──────── Available data ────────

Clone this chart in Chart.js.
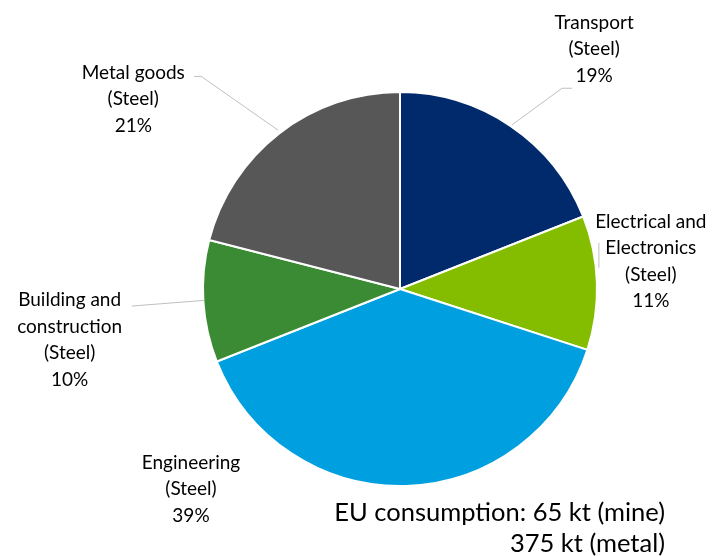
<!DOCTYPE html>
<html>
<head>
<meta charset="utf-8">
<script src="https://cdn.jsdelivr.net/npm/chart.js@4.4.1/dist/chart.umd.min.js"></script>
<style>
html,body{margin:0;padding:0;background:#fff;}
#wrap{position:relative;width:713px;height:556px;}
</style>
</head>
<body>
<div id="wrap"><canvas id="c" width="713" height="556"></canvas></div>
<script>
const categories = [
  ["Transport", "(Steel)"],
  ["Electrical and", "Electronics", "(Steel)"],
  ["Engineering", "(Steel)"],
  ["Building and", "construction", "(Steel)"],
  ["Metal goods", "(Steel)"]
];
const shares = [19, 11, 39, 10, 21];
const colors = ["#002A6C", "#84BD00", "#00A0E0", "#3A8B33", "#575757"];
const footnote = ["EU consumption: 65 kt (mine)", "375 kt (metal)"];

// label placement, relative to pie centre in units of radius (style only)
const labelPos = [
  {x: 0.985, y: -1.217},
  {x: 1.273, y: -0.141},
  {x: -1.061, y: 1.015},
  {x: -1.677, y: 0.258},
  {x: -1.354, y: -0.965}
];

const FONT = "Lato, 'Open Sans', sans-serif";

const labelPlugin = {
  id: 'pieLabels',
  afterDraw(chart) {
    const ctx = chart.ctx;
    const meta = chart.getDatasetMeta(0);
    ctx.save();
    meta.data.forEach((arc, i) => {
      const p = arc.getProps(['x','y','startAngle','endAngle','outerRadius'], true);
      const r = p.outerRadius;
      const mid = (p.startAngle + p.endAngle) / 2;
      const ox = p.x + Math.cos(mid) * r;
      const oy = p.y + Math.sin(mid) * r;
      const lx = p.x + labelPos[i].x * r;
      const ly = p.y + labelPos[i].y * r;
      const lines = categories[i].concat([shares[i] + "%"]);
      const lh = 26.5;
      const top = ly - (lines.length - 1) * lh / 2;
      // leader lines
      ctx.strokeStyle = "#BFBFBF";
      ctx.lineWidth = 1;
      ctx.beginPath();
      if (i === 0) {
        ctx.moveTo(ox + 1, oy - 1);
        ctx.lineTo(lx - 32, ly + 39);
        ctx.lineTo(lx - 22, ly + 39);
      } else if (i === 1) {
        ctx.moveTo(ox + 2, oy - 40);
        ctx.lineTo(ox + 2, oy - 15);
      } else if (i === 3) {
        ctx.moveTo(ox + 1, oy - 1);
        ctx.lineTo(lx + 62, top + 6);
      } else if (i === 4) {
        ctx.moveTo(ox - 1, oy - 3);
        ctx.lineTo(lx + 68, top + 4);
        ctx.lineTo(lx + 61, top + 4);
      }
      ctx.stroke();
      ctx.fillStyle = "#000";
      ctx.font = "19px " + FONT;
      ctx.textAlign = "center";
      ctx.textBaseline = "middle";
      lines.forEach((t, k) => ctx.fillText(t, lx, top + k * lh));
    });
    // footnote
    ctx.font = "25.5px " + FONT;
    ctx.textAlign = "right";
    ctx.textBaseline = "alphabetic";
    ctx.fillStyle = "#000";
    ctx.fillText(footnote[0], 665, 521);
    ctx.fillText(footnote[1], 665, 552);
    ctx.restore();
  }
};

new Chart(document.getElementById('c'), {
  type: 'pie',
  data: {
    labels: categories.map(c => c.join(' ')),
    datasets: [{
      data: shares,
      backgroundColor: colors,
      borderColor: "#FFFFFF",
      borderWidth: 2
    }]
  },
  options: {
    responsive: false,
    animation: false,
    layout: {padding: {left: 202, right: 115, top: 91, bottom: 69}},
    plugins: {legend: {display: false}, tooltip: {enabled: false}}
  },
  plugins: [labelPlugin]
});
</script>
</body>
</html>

────────

Copy the material exactly. Do not include the pictures.

Clone this chart in Chart.js.
<!DOCTYPE html>
<html>
<head>
<meta charset="utf-8">
<script src="https://cdn.jsdelivr.net/npm/chart.js@4.4.1/dist/chart.umd.min.js"></script>
<style>
html,body{margin:0;padding:0;background:#fff;}
#wrap{position:relative;width:713px;height:556px;}
</style>
</head>
<body>
<div id="wrap"><canvas id="c" width="713" height="556"></canvas></div>
<script>
const categories = [
  ["Transport", "(Steel)"],
  ["Electrical and", "Electronics", "(Steel)"],
  ["Engineering", "(Steel)"],
  ["Building and", "construction", "(Steel)"],
  ["Metal goods", "(Steel)"]
];
const shares = [19, 11, 39, 10, 21];
const colors = ["#002A6C", "#84BD00", "#00A0E0", "#3A8B33", "#575757"];
const footnote = ["EU consumption: 65 kt (mine)", "375 kt (metal)"];

// label placement, relative to pie centre in units of radius (style only)
const labelPos = [
  {x: 0.985, y: -1.217},
  {x: 1.273, y: -0.141},
  {x: -1.061, y: 1.015},
  {x: -1.677, y: 0.258},
  {x: -1.354, y: -0.965}
];

const FONT = "Lato, 'Open Sans', sans-serif";

const labelPlugin = {
  id: 'pieLabels',
  afterDraw(chart) {
    const ctx = chart.ctx;
    const meta = chart.getDatasetMeta(0);
    ctx.save();
    meta.data.forEach((arc, i) => {
      const p = arc.getProps(['x','y','startAngle','endAngle','outerRadius'], true);
      const r = p.outerRadius;
      const mid = (p.startAngle + p.endAngle) / 2;
      const ox = p.x + Math.cos(mid) * r;
      const oy = p.y + Math.sin(mid) * r;
      const lx = p.x + labelPos[i].x * r;
      const ly = p.y + labelPos[i].y * r;
      const lines = categories[i].concat([shares[i] + "%"]);
      const lh = 26.5;
      const top = ly - (lines.length - 1) * lh / 2;
      // leader lines
      ctx.strokeStyle = "#BFBFBF";
      ctx.lineWidth = 1;
      ctx.beginPath();
      if (i === 0) {
        ctx.moveTo(ox + 1, oy - 1);
        ctx.lineTo(lx - 32, ly + 39);
        ctx.lineTo(lx - 22, ly + 39);
      } else if (i === 1) {
        ctx.moveTo(ox + 2, oy - 40);
        ctx.lineTo(ox + 2, oy - 15);
      } else if (i === 3) {
        ctx.moveTo(ox + 1, oy - 1);
        ctx.lineTo(lx + 62, top + 6);
      } else if (i === 4) {
        ctx.moveTo(ox - 1, oy - 3);
        ctx.lineTo(lx + 68, top + 4);
        ctx.lineTo(lx + 61, top + 4);
      }
      ctx.stroke();
      ctx.fillStyle = "#000";
      ctx.font = "19px " + FONT;
      ctx.textAlign = "center";
      ctx.textBaseline = "middle";
      lines.forEach((t, k) => ctx.fillText(t, lx, top + k * lh));
    });
    // footnote
    ctx.font = "25.5px " + FONT;
    ctx.textAlign = "right";
    ctx.textBaseline = "alphabetic";
    ctx.fillStyle = "#000";
    ctx.fillText(footnote[0], 665, 521);
    ctx.fillText(footnote[1], 665, 552);
    ctx.restore();
  }
};

new Chart(document.getElementById('c'), {
  type: 'pie',
  data: {
    labels: categories.map(c => c.join(' ')),
    datasets: [{
      data: shares,
      backgroundColor: colors,
      borderColor: "#FFFFFF",
      borderWidth: 2
    }]
  },
  options: {
    responsive: false,
    animation: false,
    layout: {padding: {left: 202, right: 115, top: 91, bottom: 69}},
    plugins: {legend: {display: false}, tooltip: {enabled: false}}
  },
  plugins: [labelPlugin]
});
</script>
</body>
</html>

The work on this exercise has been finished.